[Brief]: Retype exactly what runs from the first line of the data to the line with "(tr2post) at (556.5,286)", keeping both of those lines and skipping pictures.

** Start Information given **

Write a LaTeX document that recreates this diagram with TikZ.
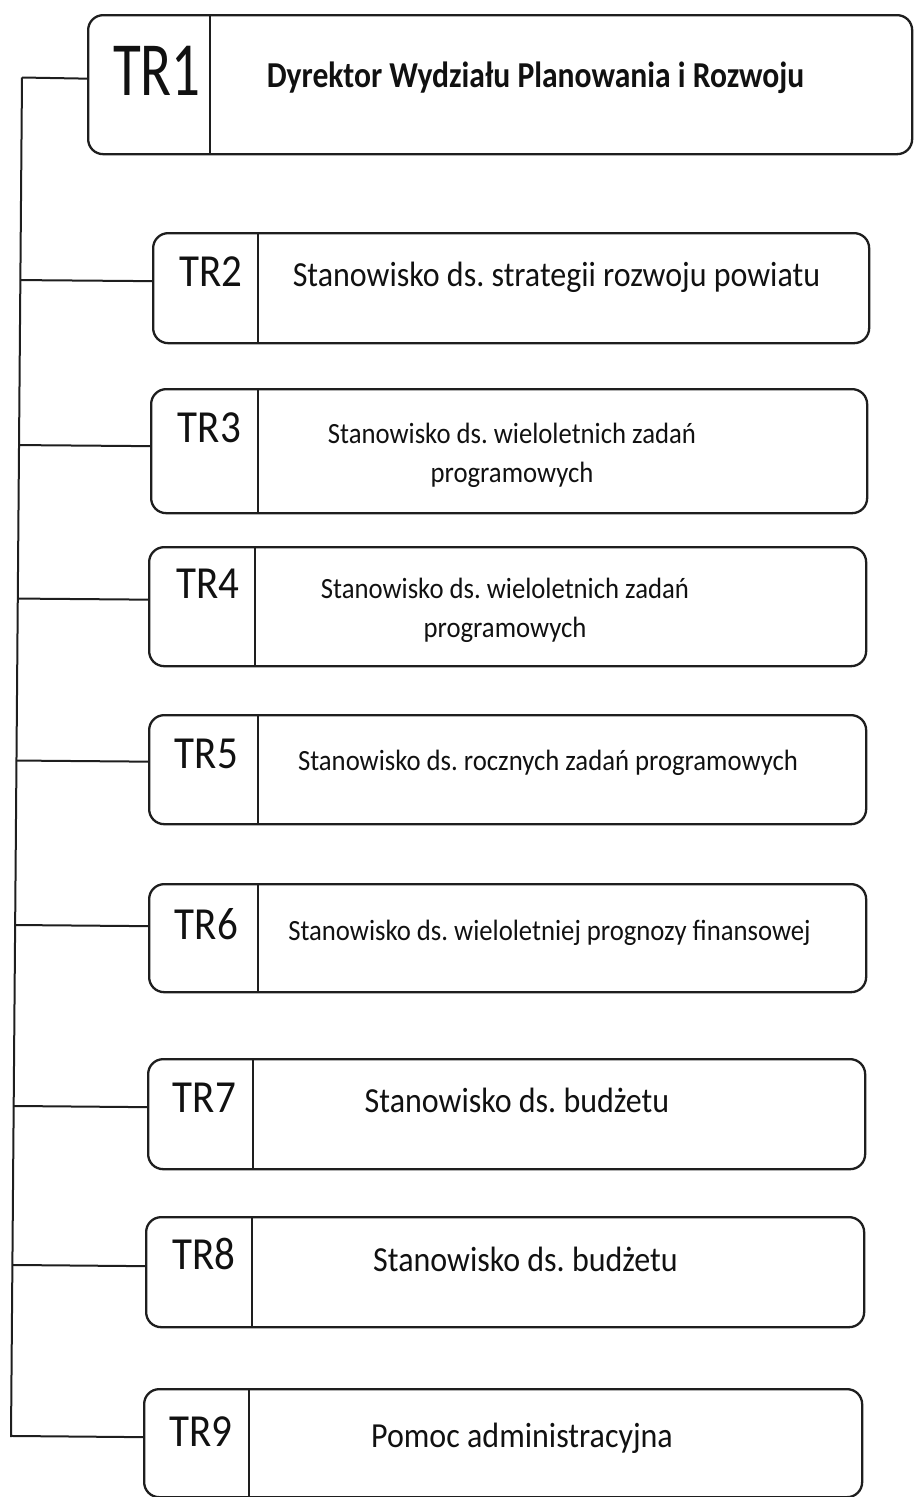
\documentclass[tikz,border=0pt]{standalone}
\usepackage{fontspec}
\setmainfont{Carlito}
\frenchspacing
\usetikzlibrary{positioning,calc}
\definecolor{lineink}{HTML}{1E1E1E}
\definecolor{textink}{HTML}{111111}
\tikzset{
  unit/.style={
    draw=lineink, rounded corners=15pt, line width=2.3pt,
    inner sep=0pt, anchor=north west,
  },
  divider/.style={draw=lineink, line width=1.6pt},
  link/.style   ={draw=lineink, line width=2pt},
  code/.style   ={font=\fontsize{41}{48}\selectfont, text=textink, inner sep=0pt,
                  anchor=base, yscale=1.12},
  post/.style   ={font=\fontsize{32}{38}\selectfont, text=textink, inner sep=0pt,
                  anchor=base, yscale=1.1},
  postsmall/.style={post, font=\fontsize{26.7}{36}\selectfont},
}

\begin{document}
\begin{tikzpicture}[x=1pt, y=-1pt]
\useasboundingbox (0,0) rectangle (914,1497);

% ---------------------------------------------------------------- head
\node[unit, minimum width=824pt, minimum height=139pt] (tr1) at (87,14) {};
\draw[divider] ([xshift=123pt]tr1.north west) -- ([xshift=123pt]tr1.south west);
\node[code, font=\fontsize{57}{64}\selectfont, yscale=1.2] (tr1code) at (157,95) {TR1};
\node[post, font=\bfseries\fontsize{31.6}{38}\selectfont, yscale=1.05] (tr1post) at (535.5,87)
  {Dyrektor Wydziału Planowania i Rozwoju};

% ---------------------------------------------------------------- posts
\node[unit, minimum width=716pt, minimum height=110pt] (tr2) at (152,232) {};
\draw[divider] ([xshift=106pt]tr2.north west) -- ([xshift=106pt]tr2.south west);
\node[code] (tr2code) at (211,286) {TR2};
\node[post] (tr2post) at (556.5,286) {Stanowisko ds. strategii rozwoju powiatu};

\node[unit, minimum width=716pt, minimum height=124pt] (tr3) at (150,388) {};
\draw[divider] ([xshift=108pt]tr3.north west) -- ([xshift=108pt]tr3.south west);
\node[code] (tr3code) at (209.5,442) {TR3};
\node[postsmall] (tr3post) at (512,443)
  {\begin{tabular}[t]{@{}c@{}}Stanowisko ds. wieloletnich zadań\\programowych\end{tabular}};

\node[unit, minimum width=717pt, minimum height=119pt] (tr4) at (148,546) {};
\draw[divider] ([xshift=107pt]tr4.north west) -- ([xshift=107pt]tr4.south west);
\node[code] (tr4code) at (208,598) {TR4};
\node[postsmall] (tr4post) at (505,598)
  {\begin{tabular}[t]{@{}c@{}}Stanowisko ds. wieloletnich zadań\\programowych\end{tabular}};

\node[unit, minimum width=717pt, minimum height=109pt] (tr5) at (148,714) {};
\draw[divider] ([xshift=110pt]tr5.north west) -- ([xshift=110pt]tr5.south west);
\node[code] (tr5code) at (206.5,768) {TR5};
\node[postsmall] (tr5post) at (548,770) {Stanowisko ds. rocznych zadań programowych};

\node[unit, minimum width=717pt, minimum height=108pt] (tr6) at (148,883) {};
\draw[divider] ([xshift=110pt]tr6.north west) -- ([xshift=110pt]tr6.south west);
\node[code] (tr6code) at (206.5,939) {TR6};
\node[postsmall] (tr6post) at (549.5,940) {Stanowisko ds. wieloletniej prognozy finansowej};

\node[unit, minimum width=717pt, minimum height=110pt] (tr7) at (147,1058) {};
\draw[divider] ([xshift=106pt]tr7.north west) -- ([xshift=106pt]tr7.south west);
\node[code] (tr7code) at (204.5,1112) {TR7};
\node[post] (tr7post) at (517,1112) {Stanowisko ds. budżetu};

\node[unit, minimum width=718pt, minimum height=110pt] (tr8) at (145,1216) {};
\draw[divider] ([xshift=107pt]tr8.north west) -- ([xshift=107pt]tr8.south west);
\node[code] (tr8code) at (204,1269) {TR8};
\node[post] (tr8post) at (525.5,1271) {Stanowisko ds. budżetu};

\node[unit, minimum width=718pt, minimum height=108pt] (tr9) at (143,1388) {};
\draw[divider] ([xshift=106pt]tr9.north west) -- ([xshift=106pt]tr9.south west);
\node[code] (tr9code) at (201,1446) {TR9};
\node[post] (tr9post) at (522,1447) {Pomoc administracyjna};

% ---------------------------------------------------------------- spine
\coordinate (spinetop) at (22,77.5);
\coordinate (spinebot) at (11,1437);
\draw[link] (spinetop) -- (spinebot);
\draw[link] (spinetop) -- ([yshift=6pt]tr1.west);
\foreach \n/\lift in {2/7,3/5,4/7,5/8,6/12,7/7,8/6,9/6} {
  \coordinate (tap\n) at ([yshift=\lift pt]tr\n.west);
  \draw[link] (tap\n) -- ($(spinetop)!(tap\n)!(spinebot)$);
}

\end{tikzpicture}
\end{document}
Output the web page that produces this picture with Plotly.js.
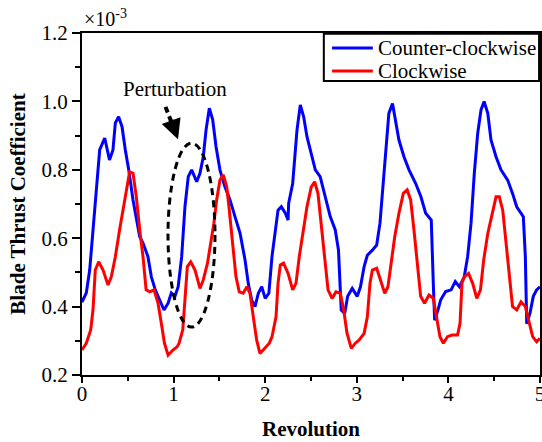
<!DOCTYPE html>
<html>
<head>
<meta charset="utf-8">
<script src="https://cdn.plot.ly/plotly-3.0.1.min.js"></script>
<style>
  html, body { margin: 0; padding: 0; background: #ffffff; }
  #chart { width: 542px; height: 442px; }
</style>
</head>
<body>
<div id="chart"></div>
<script>
// Blade thrust coefficient (x10^-3) over five rotor revolutions
const ccwRev = [0.00,0.047,0.084,0.12,0.156,0.193,0.248,0.30,0.338,0.364,0.40,0.437,0.473,0.51,0.557,0.593,0.63,0.666,0.72,0.757,0.80,0.848,0.895,0.94,0.975,
  1.015,1.05,1.088,1.124,1.16,1.197,1.252,1.288,1.324,1.354,1.39,1.427,1.463,1.506,1.561,1.616,1.67,1.725,1.78,1.815,1.853,1.889,1.925,1.962,
  2.0,2.04,2.074,2.11,2.14,2.176,2.22,2.25,2.256,2.30,2.32,2.347,2.383,2.42,2.456,2.50,2.547,2.60,2.656,2.71,2.765,2.80,2.83,2.868,2.90,2.95,
  3.005,3.04,3.08,3.115,3.17,3.217,3.253,3.28,3.315,3.35,3.39,3.425,3.46,3.515,3.57,3.643,3.70,3.752,3.813,3.835,3.85,3.886,3.915,3.97,
  4.03,4.075,4.12,4.173,4.21,4.247,4.283,4.32,4.356,4.39,4.43,4.465,4.52,4.574,4.647,4.70,4.746,4.818,4.84,4.855,4.89,4.927,4.963,5.0];
const ccwThrust = [0.413,0.44,0.507,0.615,0.74,0.858,0.893,0.829,0.858,0.937,0.955,0.926,0.858,0.80,0.712,0.663,0.604,0.586,0.546,0.487,0.449,0.419,0.39,0.41,0.44,
  0.43,0.458,0.546,0.692,0.78,0.80,0.765,0.79,0.838,0.916,0.98,0.946,0.868,0.80,0.75,0.712,0.663,0.615,0.536,0.468,0.419,0.40,0.439,0.458,
  0.424,0.439,0.546,0.624,0.682,0.692,0.673,0.653,0.702,0.76,0.838,0.916,0.99,0.955,0.897,0.848,0.80,0.78,0.721,0.663,0.624,0.565,0.39,0.38,0.43,0.453,
  0.43,0.458,0.517,0.55,0.565,0.58,0.644,0.74,0.868,0.965,0.994,0.946,0.887,0.838,0.80,0.76,0.721,0.673,0.653,0.468,0.36,0.39,0.419,0.444,
  0.449,0.473,0.458,0.487,0.546,0.644,0.79,0.907,0.975,1.0,0.965,0.887,0.838,0.80,0.77,0.731,0.692,0.663,0.546,0.35,0.38,0.43,0.449,0.458];

const cwRev = [0.00,0.047,0.095,0.12,0.145,0.182,0.23,0.284,0.32,0.364,0.41,0.448,0.484,0.52,0.557,0.593,0.63,0.666,0.70,0.74,0.786,0.83,0.866,0.90,0.94,0.993,
  1.04,1.06,1.10,1.124,1.15,1.187,1.234,1.288,1.324,1.37,1.405,1.44,1.47,1.506,1.543,1.58,1.608,1.645,1.681,1.717,1.76,1.80,1.834,1.87,1.907,1.943,1.998,
  2.045,2.074,2.118,2.14,2.165,2.20,2.25,2.30,2.336,2.372,2.41,2.456,2.503,2.54,2.576,2.612,2.65,2.686,2.73,2.773,2.82,2.857,2.893,2.94,2.984,
  3.024,3.08,3.115,3.144,3.17,3.217,3.26,3.305,3.34,3.377,3.414,3.46,3.508,3.55,3.588,3.624,3.66,3.697,3.74,3.788,3.835,3.87,3.908,3.945,3.99,
  4.04,4.10,4.127,4.148,4.173,4.22,4.265,4.31,4.35,4.385,4.43,4.476,4.52,4.556,4.593,4.63,4.665,4.70,4.746,4.793,4.84,4.883,4.92,4.963,5.0];
const cwThrust = [0.273,0.293,0.332,0.39,0.507,0.531,0.507,0.463,0.487,0.546,0.624,0.682,0.741,0.794,0.79,0.721,0.624,0.546,0.449,0.443,0.449,0.41,0.351,0.293,0.258,0.273,
  0.283,0.293,0.332,0.419,0.517,0.531,0.507,0.453,0.478,0.527,0.585,0.644,0.712,0.77,0.785,0.75,0.682,0.585,0.487,0.443,0.439,0.458,0.439,0.37,0.302,0.263,0.278,
  0.293,0.312,0.37,0.468,0.522,0.527,0.497,0.449,0.468,0.546,0.614,0.692,0.75,0.765,0.731,0.644,0.546,0.449,0.424,0.443,0.439,0.39,0.322,0.278,0.293,
  0.302,0.322,0.37,0.468,0.507,0.512,0.478,0.439,0.458,0.536,0.604,0.673,0.731,0.741,0.712,0.624,0.536,0.43,0.41,0.434,0.424,0.37,0.312,0.293,0.312,
  0.317,0.317,0.351,0.468,0.487,0.497,0.468,0.424,0.449,0.536,0.614,0.673,0.721,0.721,0.682,0.585,0.487,0.40,0.39,0.414,0.40,0.351,0.312,0.297,0.307];

const seriesNames = ['Counter-clockwise', 'Clockwise'];
const seriesColors = ['#0000ff', '#ff0000'];
const yTicks = [0.2, 0.4, 0.6, 0.8, 1.0, 1.2];
const xTicks = [0, 1, 2, 3, 4, 5];

const FONT = 'Liberation Serif, Times New Roman, serif';

const traces = [
  { x: ccwRev, y: ccwThrust, name: seriesNames[0], mode: 'lines',
    line: { color: seriesColors[0], width: 3 } },
  { x: cwRev, y: cwThrust, name: seriesNames[1], mode: 'lines',
    line: { color: seriesColors[1], width: 3 } }
];

// Compact boxed legend in the top-right corner of the plot area
const legendBox = { x0: 0.528, x1: 0.998, y0: 0.860, y1: 0.998 };
const legendRows = [0.956, 0.889];
const legendShapes = [
  { type: 'rect', xref: 'paper', yref: 'paper', ...legendBox,
    fillcolor: '#ffffff', line: { color: '#000000', width: 2 } }
].concat(seriesNames.map((n, i) => ({
  type: 'line', xref: 'paper', yref: 'paper',
  x0: 0.546, x1: 0.635, y0: legendRows[i], y1: legendRows[i],
  line: { color: seriesColors[i], width: 3 }
})));
const legendLabels = seriesNames.map((n, i) => ({
  text: n, xref: 'paper', yref: 'paper', x: 0.643, y: legendRows[i],
  xanchor: 'left', yanchor: 'middle', showarrow: false,
  font: { family: FONT, size: 21, color: '#000000' }
}));

const layout = {
  width: 542, height: 442,
  margin: { l: 82, r: 2, t: 33, b: 67 },
  paper_bgcolor: '#ffffff', plot_bgcolor: '#ffffff',
  font: { family: FONT, size: 21, color: '#000000' },
  showlegend: false,
  xaxis: {
    range: [0, 5], tickvals: xTicks, ticktext: xTicks.map(String),
    showgrid: false, zeroline: false, ticklabeloverflow: 'allow',
    showline: true, linecolor: '#000000', linewidth: 2, mirror: true,
    ticks: 'outside', ticklen: 6, tickwidth: 2, tickcolor: '#000000',
    minor: { dtick: 0.5, tick0: 0, ticks: 'outside', ticklen: 4, tickwidth: 2, tickcolor: '#000000', showgrid: false },
    tickfont: { family: FONT, size: 21 }, ticklabelstandoff: -7,
    title: { text: 'Revolution', font: { family: FONT, size: 21, weight: 'bold' }, standoff: 16 }
  },
  yaxis: {
    range: [0.2, 1.2], tickvals: yTicks, ticktext: yTicks.map(v => v.toFixed(1)),
    showgrid: false, zeroline: false,
    showline: true, linecolor: '#000000', linewidth: 2, mirror: true,
    ticks: 'outside', ticklen: 8, tickwidth: 2, tickcolor: '#000000',
    minor: { dtick: 0.1, tick0: 0.2, ticks: 'outside', ticklen: 5, tickwidth: 2, tickcolor: '#000000', showgrid: false },
    tickfont: { family: FONT, size: 21 },
    title: { text: 'Blade Thrust Coefficient', font: { family: FONT, size: 21, weight: 'bold' }, standoff: 10 }
  },
  shapes: [
    // dashed ellipse around the disturbed second revolution
    { type: 'circle', xref: 'x', yref: 'y', x0: 0.939, x1: 1.452, y0: 0.340, y1: 0.878,
      line: { color: '#000000', width: 3, dash: '7px,5px' } },
    // dashed shaft of the pointer arrow
    { type: 'line', xref: 'x', yref: 'y', x0: 0.912, y0: 0.984, x1: 0.975, y1: 0.94,
      line: { color: '#000000', width: 4, dash: '6px,4px' } }
  ].concat(legendShapes),
  annotations: [
    { text: '×10<sup>-3</sup>', xref: 'paper', yref: 'paper', x: 0, y: 1,
      xanchor: 'left', yanchor: 'bottom', yshift: 1, showarrow: false,
      font: { family: FONT, size: 20, color: '#000000' } },
    { text: 'Perturbation', xref: 'x', yref: 'y', x: 1.015, y: 1.036,
      xanchor: 'center', yanchor: 'middle', showarrow: false,
      font: { family: FONT, size: 21, color: '#000000' } },
    { text: '', xref: 'x', yref: 'y', x: 1.048, y: 0.889,
      axref: 'x', ayref: 'y', ax: 0.965, ay: 0.95,
      showarrow: true, arrowhead: 2, arrowsize: 0.8, arrowwidth: 5, arrowcolor: '#000000' }
  ].concat(legendLabels)
};

Plotly.newPlot('chart', traces, layout, { staticPlot: true, displayModeBar: false });
</script>
</body>
</html>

** End Information given **

[Task output]:
Write a LaTeX document that recreates this diagram with TikZ.
\documentclass[tikz,border=0pt]{standalone}
\usepackage{fontspec}
\setmainfont{Carlito}
\frenchspacing
\usetikzlibrary{positioning,calc}
\definecolor{lineink}{HTML}{1E1E1E}
\definecolor{textink}{HTML}{111111}
\tikzset{
  unit/.style={
    draw=lineink, rounded corners=15pt, line width=2.3pt,
    inner sep=0pt, anchor=north west,
  },
  divider/.style={draw=lineink, line width=1.6pt},
  link/.style   ={draw=lineink, line width=2pt},
  code/.style   ={font=\fontsize{41}{48}\selectfont, text=textink, inner sep=0pt,
                  anchor=base, yscale=1.12},
  post/.style   ={font=\fontsize{32}{38}\selectfont, text=textink, inner sep=0pt,
                  anchor=base, yscale=1.1},
  postsmall/.style={post, font=\fontsize{26.7}{36}\selectfont},
}

\begin{document}
\begin{tikzpicture}[x=1pt, y=-1pt]
\useasboundingbox (0,0) rectangle (914,1497);

% ---------------------------------------------------------------- head
\node[unit, minimum width=824pt, minimum height=139pt] (tr1) at (87,14) {};
\draw[divider] ([xshift=123pt]tr1.north west) -- ([xshift=123pt]tr1.south west);
\node[code, font=\fontsize{57}{64}\selectfont, yscale=1.2] (tr1code) at (157,95) {TR1};
\node[post, font=\bfseries\fontsize{31.6}{38}\selectfont, yscale=1.05] (tr1post) at (535.5,87)
  {Dyrektor Wydziału Planowania i Rozwoju};

% ---------------------------------------------------------------- posts
\node[unit, minimum width=716pt, minimum height=110pt] (tr2) at (152,232) {};
\draw[divider] ([xshift=106pt]tr2.north west) -- ([xshift=106pt]tr2.south west);
\node[code] (tr2code) at (211,286) {TR2};
\node[post] (tr2post) at (556.5,286) {Stanowisko ds. strategii rozwoju powiatu};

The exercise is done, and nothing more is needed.